>>>

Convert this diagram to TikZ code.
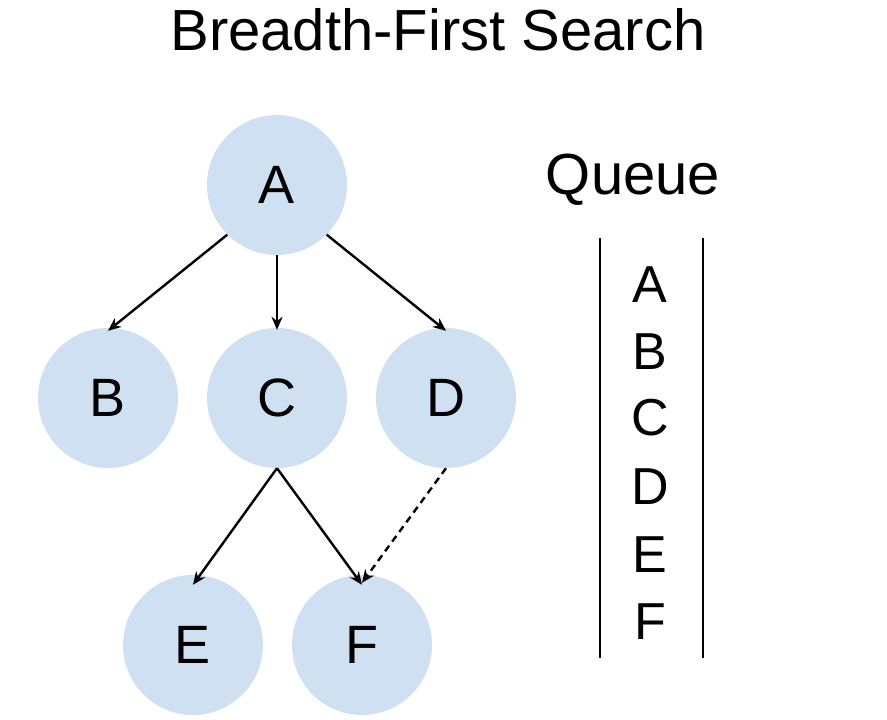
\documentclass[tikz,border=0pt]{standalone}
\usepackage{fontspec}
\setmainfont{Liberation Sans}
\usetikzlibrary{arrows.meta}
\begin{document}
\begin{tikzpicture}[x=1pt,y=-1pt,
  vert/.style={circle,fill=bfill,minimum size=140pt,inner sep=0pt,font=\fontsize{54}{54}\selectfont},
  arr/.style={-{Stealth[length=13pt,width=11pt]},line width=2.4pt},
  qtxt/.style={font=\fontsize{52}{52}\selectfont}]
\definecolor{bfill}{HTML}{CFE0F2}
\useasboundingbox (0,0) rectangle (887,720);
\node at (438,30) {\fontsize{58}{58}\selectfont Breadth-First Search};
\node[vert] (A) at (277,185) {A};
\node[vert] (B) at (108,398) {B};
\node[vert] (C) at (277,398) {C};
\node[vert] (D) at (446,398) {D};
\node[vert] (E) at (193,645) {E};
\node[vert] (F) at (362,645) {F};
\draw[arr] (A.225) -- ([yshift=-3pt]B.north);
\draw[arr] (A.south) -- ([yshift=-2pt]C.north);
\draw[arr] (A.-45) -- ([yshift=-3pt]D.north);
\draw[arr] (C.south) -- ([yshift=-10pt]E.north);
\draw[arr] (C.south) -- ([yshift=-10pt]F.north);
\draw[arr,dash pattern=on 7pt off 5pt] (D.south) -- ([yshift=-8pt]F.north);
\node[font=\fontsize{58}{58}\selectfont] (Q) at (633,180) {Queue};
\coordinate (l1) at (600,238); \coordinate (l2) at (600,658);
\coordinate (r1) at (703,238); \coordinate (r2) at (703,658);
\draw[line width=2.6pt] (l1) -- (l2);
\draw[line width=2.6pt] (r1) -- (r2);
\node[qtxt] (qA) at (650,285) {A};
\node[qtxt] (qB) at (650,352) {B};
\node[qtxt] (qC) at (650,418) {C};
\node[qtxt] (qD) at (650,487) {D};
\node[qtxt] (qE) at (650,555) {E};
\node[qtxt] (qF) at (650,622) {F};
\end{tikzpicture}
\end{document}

<<<

Print the listing above in full, exactly as written. Omit any pictures.

Convert this diagram to TikZ code.
\documentclass[tikz,border=0pt]{standalone}
\usepackage{fontspec}
\setmainfont{Liberation Sans}
\usetikzlibrary{arrows.meta}
\begin{document}
\begin{tikzpicture}[x=1pt,y=-1pt,
  vert/.style={circle,fill=bfill,minimum size=140pt,inner sep=0pt,font=\fontsize{54}{54}\selectfont},
  arr/.style={-{Stealth[length=13pt,width=11pt]},line width=2.4pt},
  qtxt/.style={font=\fontsize{52}{52}\selectfont}]
\definecolor{bfill}{HTML}{CFE0F2}
\useasboundingbox (0,0) rectangle (887,720);
\node at (438,30) {\fontsize{58}{58}\selectfont Breadth-First Search};
\node[vert] (A) at (277,185) {A};
\node[vert] (B) at (108,398) {B};
\node[vert] (C) at (277,398) {C};
\node[vert] (D) at (446,398) {D};
\node[vert] (E) at (193,645) {E};
\node[vert] (F) at (362,645) {F};
\draw[arr] (A.225) -- ([yshift=-3pt]B.north);
\draw[arr] (A.south) -- ([yshift=-2pt]C.north);
\draw[arr] (A.-45) -- ([yshift=-3pt]D.north);
\draw[arr] (C.south) -- ([yshift=-10pt]E.north);
\draw[arr] (C.south) -- ([yshift=-10pt]F.north);
\draw[arr,dash pattern=on 7pt off 5pt] (D.south) -- ([yshift=-8pt]F.north);
\node[font=\fontsize{58}{58}\selectfont] (Q) at (633,180) {Queue};
\coordinate (l1) at (600,238); \coordinate (l2) at (600,658);
\coordinate (r1) at (703,238); \coordinate (r2) at (703,658);
\draw[line width=2.6pt] (l1) -- (l2);
\draw[line width=2.6pt] (r1) -- (r2);
\node[qtxt] (qA) at (650,285) {A};
\node[qtxt] (qB) at (650,352) {B};
\node[qtxt] (qC) at (650,418) {C};
\node[qtxt] (qD) at (650,487) {D};
\node[qtxt] (qE) at (650,555) {E};
\node[qtxt] (qF) at (650,622) {F};
\end{tikzpicture}
\end{document}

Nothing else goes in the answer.